Fußballtrainer umgibt ja gern der Nimbus der talentierten Menschenflüsterer. Fast so, als wären sie Zauberer Gandalf'scher Prägung, die mit einem Hauch von Magie eine Truppe Auserwählter auf die Siegesstraße bringen und im besten Falle auch dortbehalten. Die alles durchdringende Grundstimmung in Kampfmannschaften: Auf sie mit Gebrüll! Und dann kommt jemand daher und stellt alles und alle auf den Kopf. Ein Wunderknabe? Taktisch gesehen, eher nicht. Nein, ganz und gar nicht. "Man könnte zwei Internets mit dem füllen, was ich nicht über Fußball weiß", sagt Ted Lasso in seiner Antrittsrede beim AFC Richmond, eine mittelmäßige Premier-League-Mannschaft. Ted Lasso (Jason Sudeikis) ist auch kein Fußballtrainer, sondern ein Footballtrainer aus Kansas. Dass er überhaupt in England gelandet ist, hat er der Chefin des Klubs zu verdanken, die den Fußballverein als ungeliebtes Scheidungskind an der Backe hat. Ihr Ziel: den Lieblingsklubs ihres Ex-Mannes zugrunde richten. Und dann kommt Ted Lasso und es kommt alles anders.

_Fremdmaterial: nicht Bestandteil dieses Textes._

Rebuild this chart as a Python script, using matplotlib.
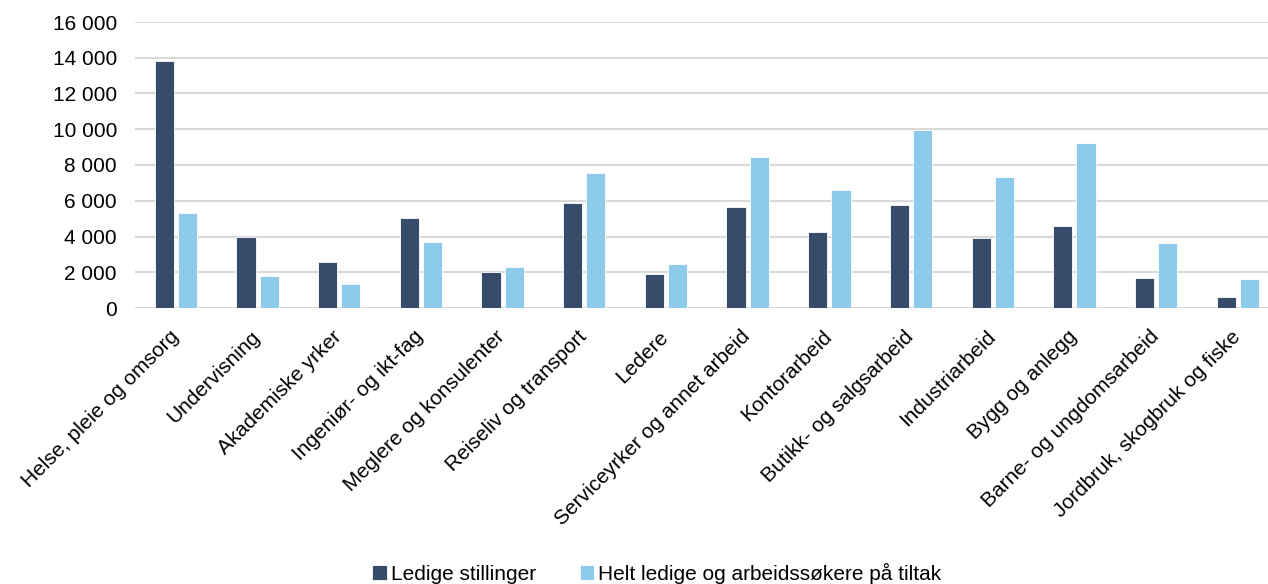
import numpy as np
import matplotlib
matplotlib.use("Agg")
import matplotlib.pyplot as plt
import matplotlib.transforms as mtransforms
from matplotlib.ticker import FuncFormatter

plt.rcParams['font.family'] = ['Liberation Sans', 'DejaVu Sans']

# Data
kategorier = [
    "Helse, pleie og omsorg", "Undervisning", "Akademiske yrker",
    "Ingeniør- og ikt-fag", "Meglere og konsulenter", "Reiseliv og transport",
    "Ledere", "Serviceyrker og annet arbeid", "Kontorarbeid",
    "Butikk- og salgsarbeid", "Industriarbeid", "Bygg og anlegg",
    "Barne- og ungdomsarbeid", "Jordbruk, skogbruk og fiske",
]
ledige_stillinger = [13800, 3950, 2570, 5050, 2010, 5870, 1880, 5670, 4250, 5740, 3920, 4600, 1680, 620]
helt_ledige = [5300, 1800, 1340, 3670, 2310, 7530, 2480, 8460, 6620, 9970, 7310, 9210, 3610, 1620]

farge_mork = "#374C6A"
farge_lys = "#8ECBEB"
fs = 15

fig = plt.figure(figsize=(12.68, 5.84), dpi=100)
ax = fig.add_axes([135 / 1268, 1 - 308 / 584, 1 - 135 / 1268, 286 / 584])

x = np.arange(len(kategorier))
bredde = 0.235
ax.bar(x - 0.142, ledige_stillinger, bredde, color=farge_mork, edgecolor="white",
       linewidth=0.6, label="Ledige stillinger", zorder=3)
ax.bar(x + 0.142, helt_ledige, bredde, color=farge_lys, edgecolor="white",
       linewidth=0.6, label="Helt ledige og arbeidssøkere på tiltak", zorder=3)

ax.set_xlim(-0.5, 13.37)
ax.set_ylim(0, 16000)
ax.set_yticks(np.arange(0, 16001, 2000))
ax.yaxis.set_major_formatter(FuncFormatter(lambda v, p: f"{int(v):,}".replace(",", " ")))
ax.grid(axis="y", color="#D9D9D9", linewidth=1.5, zorder=0)
ax.set_axisbelow(True)
for s in ax.spines.values():
    s.set_visible(False)
ax.tick_params(axis="both", length=0, labelsize=fs, colors="black")
ax.tick_params(axis="y", pad=13)

ax.set_xticks(x)
ax.set_xticklabels(kategorier, rotation=45, ha="right", rotation_mode="anchor")
ax.tick_params(axis="x", pad=8)
# flytt etikettene litt ned og til venstre
forskyv = mtransforms.ScaledTranslation(-7 / 100, -8 / 100, fig.dpi_scale_trans)
for lab in ax.get_xticklabels():
    lab.set_transform(lab.get_transform() + forskyv)

fig.legend(loc="center", bbox_to_anchor=(0.518, 11 / 584), ncol=2, frameon=False,
           fontsize=fs, handlelength=0.7, handleheight=0.7, handletextpad=0.2,
           columnspacing=2.1, borderpad=0)

fig.savefig("out.png", dpi=100)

Was im August 2020 mit der ersten Staffel begonnen hat, geht zahlreiche Emmys und Golden Globes später ab Mittwoch auf Apple TV+ bereits in die dritte Staffel. Ted Lasso, ein Motivationsguru vor dem Herrn, der durch die Reihen seiner Gegner mit viel Herz und noch mehr Herzblut pflügt, als wären sie aus Butter. Ja, zum Dahinschmelzen ist das. Das Rezept der Serie ist auf den ersten Blick so denkbar einfach wie ein mittelmäßiger Kalenderspruch: Sei freundlich zu den Menschen und glaube an das, was du tust – "Believe" (Glaube) heißt das beständig dahinwabernde Zauberwort.



Die große Kunst der Serie ist es, auf diesem schmalen Grat zwischen Kitsch und Coaching zu balancieren. Das gelingt, weil es in der Theorie zwar ums Gewinnen geht, aber die kleinen Erfolge sich aus der Überwindung der Niederlagen auf dem Weg zum Sieg generieren. Hier braust der Siegeszug nicht durch, sondern bleibt bei jeder zwischenmenschlichen Baustelle stehen. Die Besetzung ist eine Art dysfunktionale Fußballmannschaft, deren Macken im Sinne einer Optimierung nicht ausgebügelt, sondern nur kalibriert werden. Plötzlich auftretender Raubtiergesinnung tritt man mit höflichem Interesse und Humor entgegen.

Das klingt fast so, als wäre der FC Richmond in rosa Watte gepackt, das Gegenteil ist der Fall: Hier gibt es Trennungen, Panikattacken, Versagensängste und enttäuschte Liebe. In der neuen Staffel wechselt der bisherige Co-Trainer Nathan sogar zur Konkurrenz und für gewöhnlich befindet man sich mehr am Bankett denn auf der Siegerstraße. Das ist wohl noch ein Grund für den Erfolg der Serie: Sie ist eine Gegenstrategie zu einer auf Gewinnen optimierten Welt, die eines oft schmerzlich vermissen lässt – Menschlichkeit. So scheinbar einfach kann das Rezept einer Serie sein.